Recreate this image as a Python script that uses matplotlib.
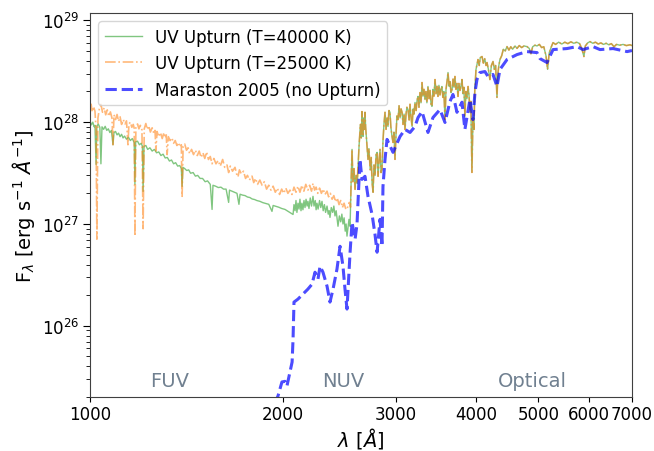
import matplotlib
matplotlib.use("Agg")
import matplotlib.pyplot as plt
import numpy as np
from matplotlib.ticker import FixedLocator, FixedFormatter, NullLocator

# fluxes in units of 1e27 erg/s/A, wavelengths in A
# hot component, T=40000 K (FUV/NUV part)
wave_40k = [1000, 1005, 1010, 1015, 1018, 1022, 1025, 1030, 1036, 1040, 1044, 1050,
            1056, 1062, 1068, 1074, 1080, 1086, 1090, 1096, 1102, 1108, 1114, 1120,
            1126, 1132, 1140, 1148, 1156, 1164, 1172, 1175, 1178, 1186, 1194, 1202,
            1207, 1210, 1214, 1222, 1230, 1240, 1250, 1260, 1270, 1280, 1290, 1300,
            1310, 1320, 1330, 1340, 1350, 1360, 1370, 1380, 1388, 1392, 1396, 1405,
            1415, 1425, 1435, 1448, 1460, 1472, 1485, 1498, 1512, 1525, 1540, 1550,
            1555, 1570, 1585, 1600, 1615, 1630, 1645, 1650, 1665, 1680, 1695, 1707,
            1714, 1730, 1745, 1760, 1775, 1790, 1805, 1820, 1840, 1860, 1880, 1900,
            1922, 1930, 1950, 1970, 1990, 2014, 2040, 2073,
            2080, 2088, 2095, 2102, 2110, 2118, 2125, 2133, 2140, 2148, 2156, 2164,
            2172, 2180, 2187, 2195, 2205, 2215, 2227, 2235, 2245, 2252, 2259, 2268,
            2280, 2290, 2300, 2310, 2320, 2330, 2342, 2352, 2360, 2367, 2378, 2390,
            2400, 2410, 2420, 2436, 2448, 2460, 2470, 2480, 2490, 2500, 2508, 2516,
            2526, 2534, 2544]
flux_40k = [10.2, 9.4, 10.0, 9.0, 9.3, 3.85, 9.1, 9.6, 8.9, 3.9, 9.0, 8.5,
            9.1, 8.3, 8.6, 7.9, 8.3, 6.0, 7.9, 8.1, 7.5, 7.8, 7.2, 7.6,
            7.0, 7.3, 6.8, 7.1, 6.6, 6.9, 6.3, 2.45, 6.4, 6.5, 6.0, 6.2,
            5.8, 2.09, 5.8, 5.9, 5.4, 5.6, 5.2, 5.4, 5.0, 5.1, 4.7, 4.85,
            4.45, 4.5, 4.15, 4.25, 3.9, 4.0, 3.7, 3.75, 3.5, 2.34, 3.6, 3.5,
            3.35, 3.4, 3.15, 3.2, 2.95, 3.0, 2.8, 2.8, 2.6, 2.65, 2.45, 1.39,
            2.4, 2.35, 2.28, 2.3, 2.2, 2.2, 1.63, 2.15, 2.1, 2.05, 2.0, 1.56,
            1.96, 1.92, 1.9, 1.84, 1.82, 1.76, 1.74, 1.7, 1.67, 1.62, 1.59, 1.56,
            1.33, 1.52, 1.49, 1.46, 1.42, 1.39, 1.32, 1.24,
            1.55, 1.35, 1.7, 1.3, 1.6, 1.4, 1.75, 1.35, 1.6, 1.38, 1.7, 1.45,
            1.75, 1.5, 1.67, 1.42, 1.8, 1.5, 1.87, 1.5, 1.7, 1.38, 1.6, 1.4,
            1.7, 1.45, 1.67, 1.35, 1.55, 1.3, 1.5, 1.25, 1.35, 1.16, 1.45, 1.3,
            1.5, 1.2, 1.35, 0.95, 1.2, 1.05, 1.25, 1.0, 1.15, 0.85, 1.0, 0.76,
            0.95, 1.11, 0.95]

# hot component, T=25000 K
wave_25k = [1000, 1004, 1008, 1013, 1018, 1022, 1025, 1029, 1034, 1040, 1046, 1052,
            1058, 1064, 1070, 1076, 1082, 1086, 1090, 1096, 1102, 1108, 1114, 1120,
            1127, 1134, 1140, 1146, 1150, 1156, 1162, 1168, 1172, 1175, 1179, 1186,
            1192, 1198, 1205, 1210, 1215, 1222, 1228, 1235, 1242, 1250, 1258, 1263,
            1267, 1272, 1280, 1288, 1296, 1304, 1310, 1315, 1319, 1325, 1333, 1342,
            1350, 1358, 1366, 1374, 1382, 1388, 1392, 1397, 1405, 1414, 1422, 1430,
            1440, 1450, 1460, 1470, 1480, 1490, 1500, 1510, 1520, 1530, 1540, 1550,
            1560, 1572, 1584, 1596, 1610, 1622, 1635, 1645, 1655, 1668, 1683, 1695,
            1701, 1710, 1722, 1735, 1748, 1760, 1772, 1789, 1800, 1812, 1825, 1840,
            1855, 1870, 1885, 1900, 1915, 1930, 1945, 1960, 1975, 1990, 2005, 2020,
            2035, 2050, 2065, 2080, 2095, 2110, 2125, 2140, 2155, 2170, 2187, 2200,
            2215, 2227, 2240, 2252, 2265, 2280, 2295, 2310, 2325, 2342, 2355, 2370,
            2385, 2400, 2415, 2430, 2445, 2460, 2475, 2490, 2505, 2516, 2528, 2538,
            2548]
flux_25k = [13.9, 15.0, 12.6, 14.2, 12.8, 8.5, 0.71, 11.0, 13.5, 15.0, 12.5, 13.8,
            11.8, 13.2, 11.4, 12.6, 11.0, 6.0, 11.8, 10.6, 11.9, 10.2, 11.3, 9.5,
            10.6, 9.6, 10.3, 6.0, 9.6, 10.0, 8.9, 9.5, 8.7, 0.76, 8.8, 9.6,
            8.6, 9.3, 8.4, 0.90, 8.6, 9.7, 8.5, 9.2, 8.0, 8.8, 7.7, 8.3,
            5.2, 8.1, 7.2, 7.9, 6.9, 7.9, 7.0, 7.5, 4.8, 7.2, 6.6, 7.0,
            6.2, 6.6, 5.9, 6.3, 5.7, 6.0, 1.87, 5.8, 6.1, 5.3, 5.6, 4.9,
            5.4, 4.8, 5.3, 4.7, 5.2, 4.5, 5.0, 4.4, 5.1, 4.3, 4.6, 3.9,
            4.4, 3.9, 4.2, 3.7, 4.3, 3.6, 3.8, 3.2, 3.7, 3.3, 3.6, 3.0,
            2.9, 3.4, 3.1, 3.3, 2.8, 3.0, 2.7, 2.95, 2.55, 2.8, 2.45, 2.7,
            2.4, 2.6, 2.2, 2.4, 2.15, 2.35, 2.05, 2.25, 1.95, 2.2, 2.0, 2.25,
            2.0, 2.15, 1.95, 2.3, 2.05, 2.35, 2.05, 2.4, 2.1, 2.45, 2.15, 2.4,
            2.1, 2.5, 2.15, 2.3, 2.0, 2.25, 2.0, 2.2, 1.95, 2.1, 1.85, 2.0,
            1.75, 1.9, 1.65, 1.8, 1.55, 1.7, 1.45, 1.6, 1.4, 1.39, 1.55, 1.63,
            1.46]

# old-population dominated part, common to both upturn models
wave_cool = [2555, 2562, 2570, 2580, 2590, 2600, 2610, 2618, 2628, 2640, 2648, 2655,
             2660, 2665, 2672, 2678, 2684, 2690, 2700, 2713, 2722, 2735, 2745, 2753,
             2763, 2772, 2783, 2793, 2803, 2813, 2823, 2833, 2843, 2853, 2863, 2873,
             2884, 2895, 2905, 2915, 2925, 2936, 2945, 2955, 2968, 2978, 2989, 3000,
             3010, 3022, 3033, 3044, 3055, 3066, 3077, 3088, 3099, 3110, 3120, 3132,
             3145, 3155, 3165, 3178, 3190, 3200, 3212, 3225, 3236, 3247, 3258, 3270,
             3282, 3294, 3305, 3317, 3329, 3340, 3352, 3365, 3378, 3390, 3402, 3414,
             3426, 3438, 3451, 3464, 3476, 3488, 3500, 3513, 3525, 3538, 3550, 3563,
             3577, 3590, 3603, 3616, 3630, 3642, 3655, 3669, 3682, 3695, 3707, 3720,
             3734, 3748, 3760, 3775, 3790, 3802, 3815, 3828, 3842, 3855, 3870, 3886,
             3900, 3912, 3925, 3940, 3955, 3969, 3980, 3990, 3998, 4010, 4027, 4045,
             4060, 4086, 4105, 4125, 4145, 4159, 4180, 4203, 4225, 4250, 4270, 4290,
             4311, 4325, 4340, 4357, 4385, 4410, 4440, 4469, 4500, 4530, 4560, 4600,
             4633, 4670, 4710, 4750, 4801, 4840, 4870, 4900, 4940, 4977, 5020, 5060,
             5100, 5140, 5170, 5200, 5240, 5272, 5320, 5380, 5440, 5500, 5560, 5620,
             5680, 5743, 5800, 5850, 5890, 5920, 5970, 6021, 6080, 6140, 6200, 6260,
             6320, 6380, 6440, 6500, 6563, 6620, 6700, 6780, 6860, 6950, 7000]
flux_cool = [3.0, 5.4, 2.6, 3.5, 2.19, 3.0, 2.5, 3.68, 6.0, 9.5, 7.0, 12.7,
             8.0, 7.24, 11.0, 8.5, 12.5, 9.0, 6.5, 4.31, 5.5, 3.4, 4.5, 2.56,
             2.05, 3.8, 3.0, 4.8, 5.05, 2.94, 4.2, 5.4, 3.2, 3.44, 6.5, 9.5,
             12.5, 8.5, 11.0, 9.08, 13.0, 12.5, 9.0, 7.5, 6.32, 8.0, 4.31, 7.5,
             11.5, 10.6, 14.5, 11.0, 13.5, 12.5, 9.5, 12.0, 8.48, 12.0, 14.0, 13.3,
             10.5, 15.0, 11.5, 9.08, 13.5, 12.0, 15.6, 13.0, 16.5, 17.9, 14.0, 19.5,
             15.5, 24.5, 18.0, 21.0, 16.7, 20.0, 15.5, 22.4, 17.0, 20.5, 15.0, 14.3,
             21.0, 18.0, 26.2, 19.0, 22.5, 17.9, 23.0, 18.5, 21.0, 22.4, 17.5, 20.0,
             10.6, 21.0, 25.0, 30.7, 22.5, 25.0, 19.5, 20.9, 26.5, 22.0, 28.1, 21.0,
             24.0, 17.9, 24.0, 20.5, 23.0, 26.2, 19.0, 22.0, 11.4, 20.0, 17.0, 22.4,
             18.0, 12.5, 16.0, 3.21, 11.0, 8.48, 20.0, 26.0, 32.9, 36.0, 41.2, 36.0,
             43.0, 44.1, 38.0, 42.0, 36.0, 38.5, 33.0, 26.2, 36.0, 39.4, 33.0, 36.0,
             17.5, 30.0, 36.0, 41.2, 45.0, 52.0, 50.0, 55.2, 51.0, 55.0, 52.0, 56.0,
             53.0, 56.5, 54.0, 56.0, 55.2, 53.0, 47.0, 55.0, 57.0, 56.0, 58.0, 54.0,
             55.0, 45.0, 33.0, 48.0, 55.0, 60.4, 58.0, 61.0, 58.5, 61.0, 59.0, 61.5,
             59.5, 61.0, 59.0, 52.0, 44.1, 56.0, 60.0, 61.8, 59.5, 61.0, 58.5, 60.0,
             58.0, 59.5, 57.5, 59.0, 55.0, 58.0, 57.0, 58.0, 56.5, 57.5, 56.5]

# Maraston 2005, no upturn
wave_m05 = [1940, 1964, 1992, 2014, 2028, 2066, 2073, 2080, 2110, 2148, 2186, 2219,
            2243, 2267, 2284, 2308, 2342, 2367, 2393, 2427, 2454, 2480, 2498, 2516,
            2544, 2562, 2590, 2608, 2636, 2655, 2684, 2713, 2753, 2782, 2803, 2833,
            2853, 2863, 2884, 2905, 2968, 3044, 3099, 3155, 3212, 3247, 3294, 3365,
            3426, 3513, 3577, 3641, 3681, 3734, 3802, 3842, 3912, 3955, 3983, 4012,
            4055, 4128, 4174, 4250, 4311, 4357, 4469, 4633, 4801, 4977, 5030, 5159,
            5272, 5541, 5743, 5871, 6086, 6240, 6540, 6877, 7000]
flux_m05 = [0.017, 0.0205, 0.0281, 0.0285, 0.0256, 0.0441, 0.0741, 0.171, 0.183, 0.205,
            0.229, 0.256, 0.336, 0.287, 0.385, 0.336, 0.245, 0.171, 0.229, 0.36,
            0.604, 0.385, 0.229, 0.146, 0.528, 1.04, 0.708, 0.993, 4.31, 2.74,
            2.94, 1.87, 1.24, 0.792, 0.528, 1.11, 0.604, 2.34, 4.31, 6.77,
            5.05, 7.24, 8.48, 7.92, 9.08, 11.1, 12.7, 7.92, 11.1, 13.3,
            9.93, 15.9, 18.7, 12.5, 15.7, 8.48, 16.7, 10.6, 19.5, 26.2,
            30.7, 31.4, 28.1, 29.4, 22.4, 32.9, 41.2, 46.1, 49.3, 48.2,
            42.1, 38.5, 51.6, 52.8, 55.2, 51.6, 55.2, 51.6, 52.8, 49.3, 50.5]

band_names = ["FUV", "NUV", "Optical"]
band_wave = [1333, 2480, 4890]

x_ticks = [1000, 2000, 3000, 4000, 5000, 6000, 7000]

plt.rcParams["font.family"] = "DejaVu Sans"

fig = plt.figure(figsize=(6.54, 4.52), dpi=100)
ax = fig.add_axes([90 / 654, 1 - 398 / 452, 542 / 654, 384 / 452])

w40 = np.concatenate([wave_40k, wave_cool])
f40 = np.concatenate([flux_40k, flux_cool]) * 1e27
w25 = np.concatenate([wave_25k, wave_cool])
f25 = np.concatenate([flux_25k, flux_cool]) * 1e27

ax.plot(w40, f40, color="#2ca02c", alpha=0.6, lw=1.0, label="UV Upturn (T=40000 K)")
ax.plot(w25, f25, color="#ff7f0e", alpha=0.55, lw=1.2, ls="-.", label="UV Upturn (T=25000 K)")
ax.plot(wave_m05, np.array(flux_m05) * 1e27, color="blue", alpha=0.7, lw=2.2, ls="--",
        label="Maraston 2005 (no Upturn)")

ax.set_xscale("log")
ax.set_yscale("log")
ax.set_xlim(1000, 7000)
ax.set_ylim(2.0e25, 1.18e29)

ax.xaxis.set_major_locator(FixedLocator(x_ticks))
ax.xaxis.set_major_formatter(FixedFormatter([str(t) for t in x_ticks]))
ax.xaxis.set_minor_locator(NullLocator())
ax.tick_params(axis="x", which="major", labelsize=12, length=3.5, pad=2)
ax.tick_params(axis="y", which="major", labelsize=12, length=5, pad=2.5)
ax.tick_params(axis="y", which="minor", length=3)

for name, w in zip(band_names, band_wave):
    ax.text(w, 2.9e25, name, color="slategray", fontsize=14, ha="center", va="center")

ax.set_xlabel(r"$\lambda$ [$\AA$]", fontsize=14, labelpad=2)
ax.set_ylabel(r"F$_\lambda$ [erg s$^{-1}$ $\AA^{-1}$]", fontsize=14)

for spine in ax.spines.values():
    spine.set_color("0.25")

ax.legend(loc="upper left", fontsize=12, handlelength=2.2)

fig.savefig("out.png", dpi=100)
------------------------------------------------------------
- Instructions to follow: Quote, please, every line of the material above from its start through the line that has "from matplotlib.ticker import", reproducing the words exactly and dropping any images.

- Complete output:
Recreate this image as a Python script that uses matplotlib.
import matplotlib
matplotlib.use("Agg")
import matplotlib.pyplot as plt
import numpy as np
from matplotlib.ticker import FixedLocator, FixedFormatter, NullLocator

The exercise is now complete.